LA County DA will investigate Santa Anita horse deaths
The Los Angeles County district attorney’s office has assigned investigators to work with the California Horse Racing Board to look into the sudden rise of horse deaths at Santa Anita since the track started its meeting on Dec. 26.
The move comes after 22 horses incurred fatal injuries resulting in euthanasia at the Arcadia track. The district attorney’s office has also been in contact with the Pasadena Humane Society, which has notified the Arcadia Police Department, according to a source with direct knowledge of the situation.
On March 1, PETA requested that an investigation be held into the horse deaths as violations of California animal cruelty laws. In the three-page letter to Dist. Atty. Jackie Lacey, the animal rights group cited historical data but nothing specific about the latest deaths of horses.
In a news release, PETA said that an investigation should target trainers and veterinarians.
There was no immediate comment from the Horse Racing Board. A Santa Anita spokesman referred The Times to the organizations that represent trainers and veterinarians.
The district attorney made the move on Thursday after Princess Lili B, a 3-year-old filly, broke both front ankles at the end of a four-furlong workout on the main dirt track. She was later euthanized. It was the 10th death in dirt training, adding to seven during dirt racing and five during turf racing.

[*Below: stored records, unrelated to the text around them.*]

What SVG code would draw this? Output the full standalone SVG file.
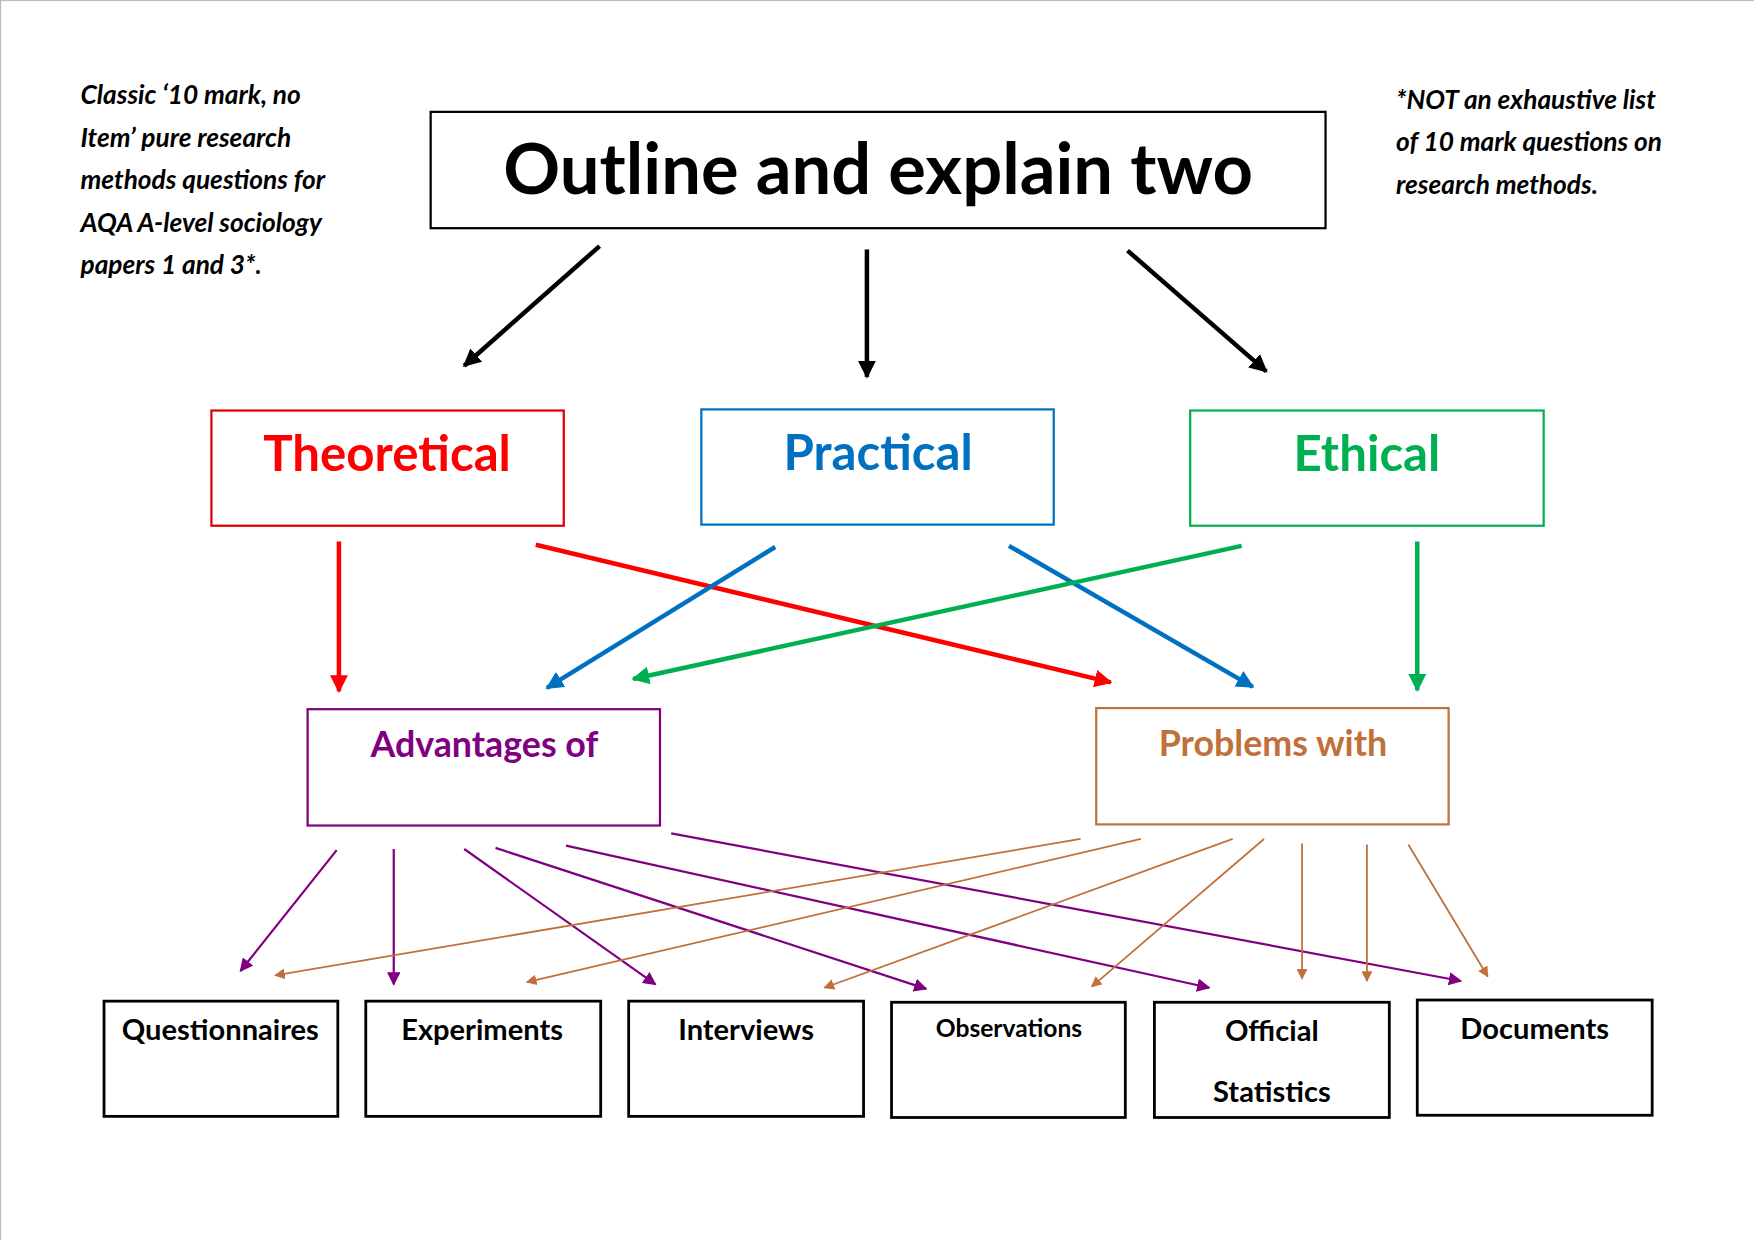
<svg xmlns="http://www.w3.org/2000/svg" width="1754" height="1240" viewBox="0 0 1754 1240">
<defs>
<style>
text{font-family:Lato,"Open Sans","Liberation Sans",sans-serif;font-weight:bold;text-anchor:middle}
.note{font-style:italic;font-size:23.5px;text-anchor:start}
.box{fill:#fff;stroke-width:2}
.bb{fill:#fff;stroke:#000;stroke-width:2.5}
.lbl{font-size:26px;fill:#000}
</style>
<marker id="mk" viewBox="0 0 10 10" refX="9" refY="5" markerWidth="4" markerHeight="4" orient="auto"><path d="M0,0L10,5L0,10z" fill="context-stroke"/></marker>
<marker id="mt" viewBox="0 0 10 10" refX="9" refY="5" markerWidth="6" markerHeight="6" orient="auto"><path d="M0,0L10,5L0,10z" fill="context-stroke"/></marker>
</defs>
<rect x="0" y="0" width="1754" height="1240" fill="#fff"/>
<g transform="scale(1.1186)">
<rect x="0.5" y="0.5" width="1580" height="1120" fill="none" stroke="#bbb"/>
<g id="note-left">
<text class="note" x="72" y="93">Classic ‘10 mark, no</text>
<text class="note" x="72" y="131">Item’ pure research</text>
<text class="note" x="72" y="169">methods questions for</text>
<text class="note" x="72" y="207">AQA A-level sociology</text>
<text class="note" x="72" y="245">papers 1 and 3*.</text>
</g>
<g id="note-right">
<text class="note" x="1248" y="97">*NOT an exhaustive list</text>
<text class="note" x="1248" y="135">of 10 mark questions on</text>
<text class="note" x="1248" y="173">research methods.</text>
</g>
<g id="title"><rect x="385" y="100" width="800" height="104" fill="#fff" stroke="#000" stroke-width="2"/><text x="785" y="173" font-size="63">Outline and explain two</text></g>
<g id="theoretical"><rect class="box" x="189" y="367" width="315" height="103" stroke="#e00000"/><text x="346" y="421" font-size="44" fill="#ff0000">Theoretical</text></g>
<g id="practical"><rect class="box" x="627" y="366" width="315" height="103" stroke="#0070c0"/><text x="785" y="420" font-size="44" fill="#0070c0">Practical</text></g>
<g id="ethical"><rect class="box" x="1064" y="367" width="316" height="103" stroke="#00b050"/><text x="1222" y="421" font-size="44" fill="#00b050">Ethical</text></g>
<g id="advantages"><rect class="box" x="275" y="634" width="315" height="104" stroke="#800080"/><text x="433" y="677" font-size="32" fill="#800080">Advantages of</text></g>
<g id="problems"><rect class="box" x="980" y="633" width="315" height="104" stroke="#c0703a"/><text x="1138" y="676" font-size="32" fill="#c0703a">Problems with</text></g>
<g id="questionnaires"><rect class="bb" x="93" y="895" width="209" height="103"/><text class="lbl" x="197" y="930">Questionnaires</text></g>
<g id="experiments"><rect class="bb" x="327" y="895" width="210" height="103"/><text class="lbl" x="431" y="930">Experiments</text></g>
<g id="interviews"><rect class="bb" x="562" y="895" width="210" height="103"/><text class="lbl" x="667" y="930">Interviews</text></g>
<g id="observations"><rect class="bb" x="797" y="896" width="209" height="103"/><text x="902" y="927" font-size="22">Observations</text></g>
<g id="official"><rect class="bb" x="1032" y="896" width="210" height="103"/><text class="lbl" x="1137" y="931">Official</text><text class="lbl" x="1137" y="985">Statistics</text></g>
<g id="documents"><rect class="bb" x="1267" y="894" width="210" height="103"/><text class="lbl" x="1372" y="929">Documents</text></g>
<g id="connectors" fill="none">
<g stroke="#000" stroke-width="4" marker-end="url(#mk)">
<line x1="536" y1="220" x2="415" y2="327"/><line x1="775" y1="223" x2="775" y2="337"/><line x1="1008" y1="224" x2="1132" y2="332"/>
</g>
<g stroke-width="4" marker-end="url(#mk)">
<line stroke="#ff0000" x1="303" y1="484" x2="303" y2="618"/><line stroke="#ff0000" x1="479" y1="487" x2="993" y2="610"/>
<line stroke="#0070c0" x1="693" y1="489" x2="489" y2="615"/><line stroke="#0070c0" x1="902" y1="488" x2="1120" y2="614"/>
<line stroke="#00b050" x1="1110" y1="488" x2="566" y2="607"/><line stroke="#00b050" x1="1267" y1="484" x2="1267" y2="617"/>
</g>
<g stroke="#800080" stroke-width="2" marker-end="url(#mt)">
<line x1="301" y1="760" x2="215" y2="868"/><line x1="352" y1="759" x2="352" y2="880"/><line x1="415" y1="759" x2="586" y2="880"/><line x1="443" y1="758" x2="828" y2="884"/><line x1="506" y1="756" x2="1081" y2="883"/><line x1="600" y1="745" x2="1306" y2="877"/>
</g>
<g stroke="#c0703a" stroke-width="1.6" marker-end="url(#mt)">
<line x1="966" y1="750" x2="246" y2="872"/><line x1="1020" y1="750" x2="471" y2="878"/><line x1="1102" y1="750" x2="737" y2="883"/><line x1="1130" y1="750" x2="976" y2="882"/><line x1="1164" y1="754" x2="1164" y2="875"/><line x1="1222" y1="755" x2="1222" y2="877"/><line x1="1259" y1="755" x2="1330" y2="873"/>
</g>
</g>
</g>
</svg>
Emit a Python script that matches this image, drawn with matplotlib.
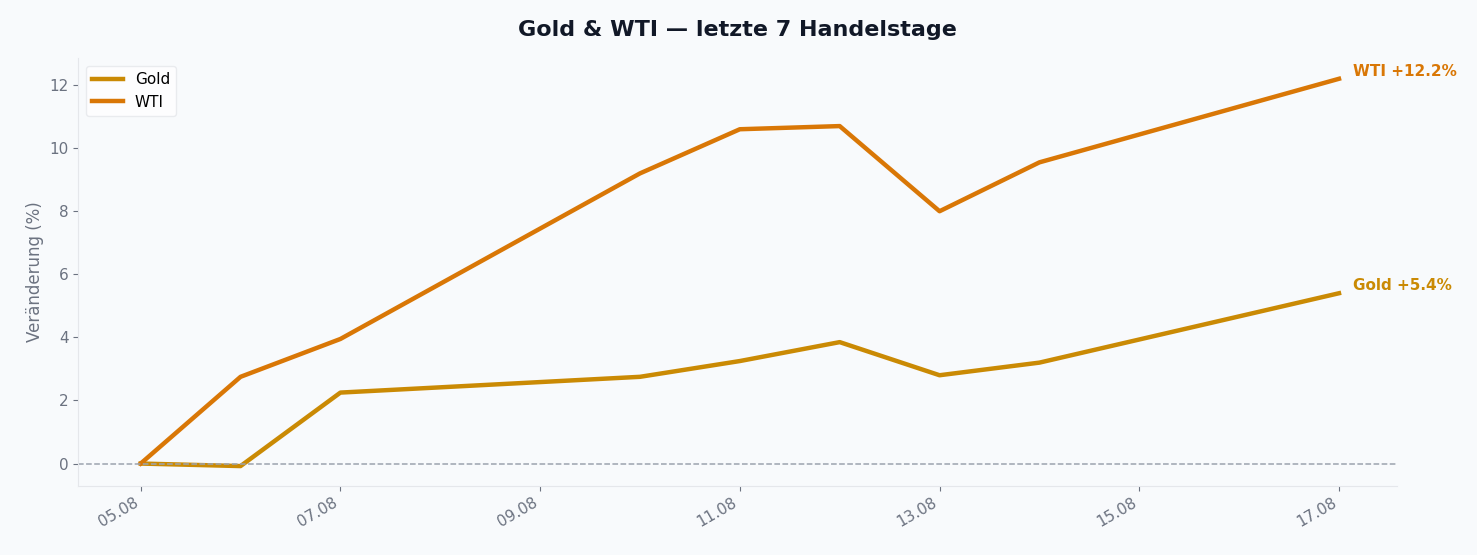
import matplotlib
matplotlib.use("Agg")
import matplotlib.pyplot as plt
import matplotlib.dates as mdates
import pandas as pd

dates = ["2024-08-05","2024-08-06","2024-08-07","2024-08-10","2024-08-11","2024-08-12","2024-08-13","2024-08-14","2024-08-17"]
gold = [0.0, -0.08, 2.25, 2.75, 3.25, 3.85, 2.8, 3.2, 5.4]
wti = [0.0, 2.75, 3.95, 9.2, 10.6, 10.7, 8.0, 9.55, 12.2]
x = pd.to_datetime(dates)

bg = "#f8fafc"
cg, cw = "#ca8a04", "#d97706"
fig, ax = plt.subplots(figsize=(14.77, 5.55), dpi=100)
fig.patch.set_facecolor(bg); ax.set_facecolor(bg)
ax.plot(x, gold, color=cg, lw=3.2, label="Gold")
ax.plot(x, wti, color=cw, lw=3.2, label="WTI")
ax.axhline(0, color="#9ca3af", lw=1.1, ls="--")
ax.annotate(f"WTI +{wti[-1]:.1f}%", (x[-1], wti[-1]), xytext=(10, 0), textcoords="offset points",
            color=cw, fontsize=11, fontweight="bold", va="bottom")
ax.annotate(f"Gold +{gold[-1]:.1f}%", (x[-1], gold[-1]), xytext=(10, 0), textcoords="offset points",
            color=cg, fontsize=11, fontweight="bold", va="bottom")
ax.set_title("Gold & WTI — letzte 7 Handelstage", fontsize=16, fontweight="bold", color="#111827", pad=16)
ax.set_ylabel("Veränderung (%)", fontsize=12, color="#6b7280")
ax.xaxis.set_major_locator(mdates.DayLocator(interval=2))
ax.xaxis.set_major_formatter(mdates.DateFormatter("%d.%m"))
ax.set_xlim(pd.Timestamp("2024-08-04 09:00"), pd.Timestamp("2024-08-17 14:00"))
ax.set_ylim(-0.7, 12.85)
for lab in ax.get_xticklabels():
    lab.set_rotation(30); lab.set_ha("right")
ax.tick_params(colors="#6b7280", labelsize=11)
for s in ["top", "right"]:
    ax.spines[s].set_visible(False)
for s in ["left", "bottom"]:
    ax.spines[s].set_color("#e5e7eb")
ax.legend(loc="upper left", fontsize=11, facecolor="white", edgecolor="#e5e7eb")
fig.subplots_adjust(left=0.053, right=0.946, top=0.895, bottom=0.125)
fig.savefig("out.png", dpi=100, facecolor=bg)
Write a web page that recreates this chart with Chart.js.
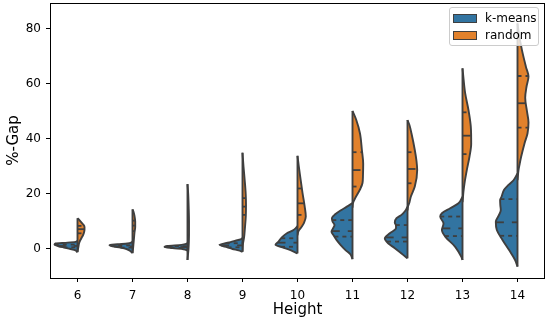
<!DOCTYPE html>
<html>
<head>
<meta charset="utf-8">
<script src="https://cdn.jsdelivr.net/npm/chart.js@4.4.1/dist/chart.umd.min.js"></script>
<style>
  html, body { margin: 0; padding: 0; background: #fff; }
  #wrap { position: relative; width: 550px; height: 324px; }
  #legend {
    position: absolute; left: 449px; top: 7px; width: 90px; height: 39px;
    box-sizing: border-box; border: 1px solid #cccccc; border-radius: 3px;
    background: rgba(255, 255, 255, 0.8);
    font: 12px 'DejaVu Sans', sans-serif; color: #000;
  }
  .patch { position: absolute; left: 3px; width: 24px; height: 9px; box-sizing: border-box; border: 1px solid #3f3f3f; }
  .lbl { position: absolute; left: 35px; line-height: 14px; white-space: nowrap; }
</style>
</head>
<body>
<div id="wrap">
  <canvas id="chart" width="550" height="324"></canvas>
  <div id="legend"></div>
</div>
<script>
const heights = ['6', '7', '8', '9', '10', '11', '12', '13', '14'];
const yTicks = [0, 20, 40, 60, 80];
const seriesNames = ['k-means', 'random'];

// violin outlines: [%-gap, density], low to high gap
const kmeansViolins = [
  [[-1.2, 0], [-0.5, 2], [0, 7], [0.5, 13], [1.0, 19], [1.5, 23], [2.0, 22], [2.3, 10], [2.6, 2], [3.0, 0]],
  [[-1.5, 0], [-0.8, 2], [0, 6], [0.5, 12], [1.0, 20], [1.4, 23], [1.7, 15], [2.0, 5], [2.4, 1], [2.8, 0]],
  [[-0.6, 0], [-0.1, 4], [0.3, 15], [0.7, 23], [1.1, 20], [1.5, 6], [1.9, 1], [2.2, 0]],
  [[-1.0, 0], [-0.5, 4], [0, 10], [0.5, 14], [1.0, 19], [1.5, 23], [2.0, 18], [2.5, 12], [3.0, 7], [3.5, 2], [4.0, 0]],
  [[-1.6, 0], [-0.4, 7], [0.6, 15], [1.5, 22], [2.7, 19], [4.2, 15.6], [5.7, 10.6], [6.7, 5], [7.5, 2], [8.3, 0]],
  [[-3.7, 0], [-2, 2], [-0.4, 7], [1.5, 12], [3.3, 16], [5, 19], [6.3, 21], [7.5, 19.5], [8.7, 18], [10, 20], [11.3, 20.6], [12.7, 17], [14, 12], [15.3, 6], [16.7, 0]],
  [[-3.4, 0], [-1.6, 6], [0.3, 12.7], [2.1, 19.4], [3.9, 22.7], [5.7, 17.7], [7.5, 11.5], [8.5, 11.5], [9.6, 12.7], [11.2, 11], [12.4, 6], [14, 2], [15.4, 0]],
  [[-4, 0], [-2.8, 1.3], [0.8, 7.3], [4.5, 17.3], [6.9, 20.6], [9.3, 19], [11.8, 22.3], [13, 20.6], [14.8, 12.3], [16.6, 4], [19, 0]],
  [[-6.4, 0], [-4, 2.4], [-0.4, 8.4], [3.3, 15], [6.9, 20.7], [9.9, 21.7], [12, 19], [14.2, 16.7], [16, 17.2], [17.8, 17.4], [19, 16], [21.5, 13.4], [23.3, 9], [25, 4], [27.5, 0]]
];
const randomViolins = [
  [[-1, 0], [0, 0.5], [1, 1], [2, 1.5], [3, 2.5], [4, 4], [5, 5.5], [6, 6.5], [7, 7], [8, 7], [9, 5.5], [10, 3], [10.7, 1.5], [11.2, 0]],
  [[-1.5, 0], [0, 0.5], [2, 1], [4, 1.5], [6, 2], [8, 2.7], [10, 2.7], [12, 2], [13.5, 1], [14.4, 0]],
  [[-4, 0], [-2, 0.5], [0, 1], [5, 1.5], [10, 1.5], [15, 1.2], [20, 0.7], [23.6, 0]],
  [[-1, 0], [2, 0.5], [4, 1.5], [8, 2.5], [12, 3.3], [16, 3.5], [20, 3.2], [25, 2.2], [30, 1], [35, 0]],
  [[5, 0], [6.5, 1], [8, 4], [9.5, 6.5], [11.8, 8.3], [15.4, 7.2], [20.4, 5], [26.3, 2.7], [30, 1.3], [33.9, 0]],
  [[15, 0], [16.7, 0.5], [18, 2], [20, 5], [22, 8], [24, 10], [27, 10.5], [31, 10.7], [36, 9.4], [42, 7.5], [47, 3.7], [50.2, 0]],
  [[14, 0], [15.4, 0.5], [17, 2], [19, 3.3], [22.7, 7.3], [28.7, 9.7], [32, 9], [36, 7.3], [42, 4], [45, 2], [46.9, 0]],
  [[17, 0], [19, 0.5], [21, 1], [23.9, 2], [28.7, 4.3], [33.6, 7], [38.4, 8.7], [44.5, 8.3], [50.5, 6], [56.6, 2.7], [62, 1], [65.7, 0]],
  [[25, 0], [28.7, 1], [31, 2.2], [33.6, 3.7], [38.4, 7], [42, 10], [46, 11], [50, 9.5], [55, 7.7], [59, 9], [62.7, 11], [66.3, 8.4], [72.4, 4.4], [78, 1.5], [82, 0]]
];
// [q1, median, q3]
const kmeansQuartiles = [
  [0.6, 1.1, 1.6], [0.5, 0.9, 1.3], [0.4, 0.7, 1.0], [0.6, 1.3, 2.1], [0.8, 2.3, 3.9],
  [4.5, 6.5, 10.5], [2.7, 4.2, 8.7], [4.7, 7.5, 11.8], [4.8, 9.7, 18.1]
];
const randomQuartiles = [
  [5.7, 7.2, 8.4], [6.5, 8.5, 10.3], [2, 5, 10], [12.4, 15.4, 18.5], [12.4, 16.6, 22],
  [22.7, 28.7, 35.2], [23.9, 29.1, 35.2], [34.5, 41.2, 49.7], [44.1, 53, 62.9]
];

const BLUE = '#3274a1';
const ORANGE = '#e1812c';
const EDGE = '#3f3f3f';
const widthScale = 0.418 / 23; // density -> fraction of a category

function densityAt(profile, v) {
  for (let k = 1; k < profile.length; k++) {
    const [v0, d0] = profile[k - 1];
    const [v1, d1] = profile[k];
    if (v >= v0 && v <= v1) return d0 + (d1 - d0) * (v - v0) / (v1 - v0);
  }
  return 0;
}

const datasets = [];
heights.forEach((h, i) => {
  const halves = [
    { profiles: kmeansViolins, quarts: kmeansQuartiles, side: -1, color: BLUE },
    { profiles: randomViolins, quarts: randomQuartiles, side: 1, color: ORANGE }
  ];
  halves.forEach(({ profiles, quarts, side, color }) => {
    const prof = profiles[i];
    datasets.push({
      data: prof.map(([v, d]) => ({ x: i + side * d * widthScale, y: v })),
      backgroundColor: color,
      borderColor: EDGE,
      borderWidth: 1.9,
      fill: { value: i },
      cubicInterpolationMode: 'monotone',
      pointRadius: 0,
      order: 2
    });
    quarts[i].forEach((q, k) => {
      const w = densityAt(prof, q) * widthScale;
      const edge = { x: i + side * w, y: q };
      const mid = { x: i, y: q };
      datasets.push({
        data: side < 0 ? [edge, mid] : [mid, edge],
        borderColor: EDGE,
        borderWidth: 1.8,
        borderDash: k === 1 ? [8, 8] : [4, 4],
        fill: false,
        pointRadius: 0,
        order: 1
      });
    });
  });
  // shared centre line of the split violin
  const lo = Math.min(kmeansViolins[i][0][0], randomViolins[i][0][0]);
  const hi = Math.max(kmeansViolins[i][kmeansViolins[i].length - 1][0], randomViolins[i][randomViolins[i].length - 1][0]);
  datasets.push({
    data: [{ x: i, y: lo }, { x: i, y: hi }],
    borderColor: EDGE,
    borderWidth: 1.9,
    fill: false,
    pointRadius: 0,
    order: 1
  });
});

// axes frame (all four spines)
const framePlugin = {
  id: 'frame',
  afterDraw(chart) {
    const { ctx, chartArea: a } = chart;
    ctx.save();
    ctx.strokeStyle = '#000';
    ctx.lineWidth = 1;
    ctx.strokeRect(a.left + 0.5, a.top + 0.5, a.right - a.left - 1, a.bottom - a.top);
    ctx.restore();
  }
};

Chart.defaults.font.family = "'DejaVu Sans', sans-serif";
Chart.defaults.font.size = 12;
Chart.defaults.color = '#000';

new Chart(document.getElementById('chart'), {
  type: 'line',
  data: { datasets },
  options: {
    indexAxis: 'y',
    responsive: false,
    animation: false,
    layout: { padding: { top: 3, right: 5, left: 0, bottom: 0 } },
    plugins: { legend: { display: false }, tooltip: { enabled: false } },
    scales: {
      x: {
        type: 'linear',
        min: -0.5,
        max: 8.5,
        afterBuildTicks: s => { s.ticks = heights.map((h, i) => ({ value: i })); },
        afterFit: s => { s.height = 46; s.paddingLeft = 0; s.paddingRight = 0; },
        ticks: { callback: v => heights[v], padding: 7, maxRotation: 0, autoSkip: false },
        grid: { drawOnChartArea: false, drawTicks: true, tickLength: 4, tickColor: '#000', tickWidth: 1 },
        border: { display: false },
        title: { display: true, text: 'Height', font: { size: 15 }, padding: { top: 0, bottom: 5 } }
      },
      y: {
        type: 'linear',
        min: -10.55,
        max: 89.45,
        afterBuildTicks: s => { s.ticks = yTicks.map(v => ({ value: v })); },
        afterFit: s => { s.width = 50; s.paddingTop = 0; s.paddingBottom = 0; },
        ticks: { padding: 5 },
        grid: { drawOnChartArea: false, drawTicks: true, tickLength: 4, tickColor: '#000', tickWidth: 1 },
        border: { display: false },
        title: { display: true, text: '%-Gap', font: { size: 15 }, padding: { top: 5, bottom: 0 } }
      }
    }
  },
  plugins: [framePlugin]
});

// legend
const legend = document.getElementById('legend');
[BLUE, ORANGE].forEach((c, k) => {
  const p = document.createElement('div');
  p.className = 'patch';
  p.style.top = (6 + k * 17) + 'px';
  p.style.background = c;
  legend.appendChild(p);
  const t = document.createElement('div');
  t.className = 'lbl';
  t.style.top = (3 + k * 17) + 'px';
  t.textContent = seriesNames[k];
  legend.appendChild(t);
});
</script>
</body>
</html>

There were no incidents Friday during 96 timed workouts. Seventy-four horses worked on the main track and 22 on the training track.
After Thursday’s death, the Stronach Group, which owns Santa Anita and Golden Gate Fields in the Bay Area, announced a series of measures on Thursday it said will make racing safer. But instead of bringing a sense of calm to an industry on the precipice, it has been met with skepticism and a warning it could lead to the destruction of horse racing in California.
Santa Anita, closed for racing since March 5, is scheduled to reopen on March 22.
The new measures include a race-day ban on Lasix, a diuretic used to ease breathing and lessen the chances of bleeding from the lungs. Almost every country outside the U.S. bans its use on race day. According to the Jockey Club, only 3.6 percent of the almost 300,000 starts last year were made without Lasix.
John Sadler, trainer of last year’s Eclipse Award and Breeders’ Cup Classic winner Accelerate, fears a lot of horses will be removed from California if Lasix can’t be used. Sadler and other trainers belonging to the California Thoroughbred Trainers met at Santa Anita on Friday morning to discuss the latest changes. The Thoroughbred Owners of California will have a conference call on Saturday afternoon.
“This stuff is so new, I don’t know how it will be implemented or when,” Sadler said.